Why traditional authorization models break for agents
To see why this breaks in practice, consider a simple scenario.
An agent is given access to a user’s calendar, email, and internal systems with the goal of “scheduling and coordinating meetings.” In a traditional system, the scope of actions would be tightly defined, with clear boundaries on what can and cannot be done.
In an agentic system, however, the agent is not just executing predefined actions. It is deciding which actions to take based on context, while operating under the user’s identity.
The challenge is not in any individual action. Reading emails, accessing calendars, sending invites, or modifying events are all valid operations within the scope of the task.
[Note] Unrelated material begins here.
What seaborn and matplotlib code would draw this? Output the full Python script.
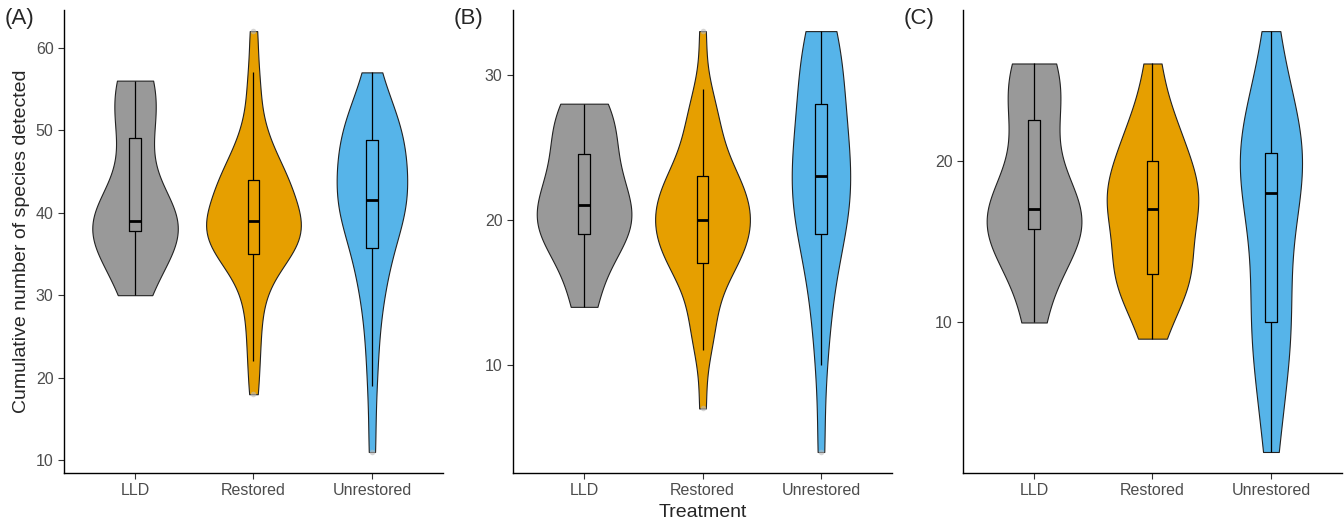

The problem emerges from how these actions are combined. Because the agent is continuously deciding what to do next, the sequence, timing, and composition of these actions are not fixed ahead of time. The effective scope of the system emerges during execution rather than being predefined.
In practice, this means an agent could:
access data that was not originally intended to be part of the task
take actions that exceed the user’s expectations
chain together permissions across systems in ways that were never explicitly designed
The issue is not that any individual action is unauthorized, but that the combination of actions leads to outcomes that are difficult to anticipate or constrain.
Traditional authorization models assume that actions and execution paths can be defined ahead of time. Agentic systems violate this assumption.
We are no longer authorizing actions. We are authorizing systems that decide which actions to take.
Implications for authorization in an agentic world
This shift has significant implications for how we design authorization systems in an agentic world. It is no longer sufficient to define permissions as a static set of allowed actions tied to a single identity.
Instead, authorization must account for systems that act over time, make decisions dynamically, and operate under composed identities. This requires new models that can reason about intent, constrain behavior across sequences of actions, and provide stronger guarantees around how delegated authority is used.
The problem is no longer just controlling access, but governing how autonomous systems exercise it.
This is the problem space we are building for at Alter.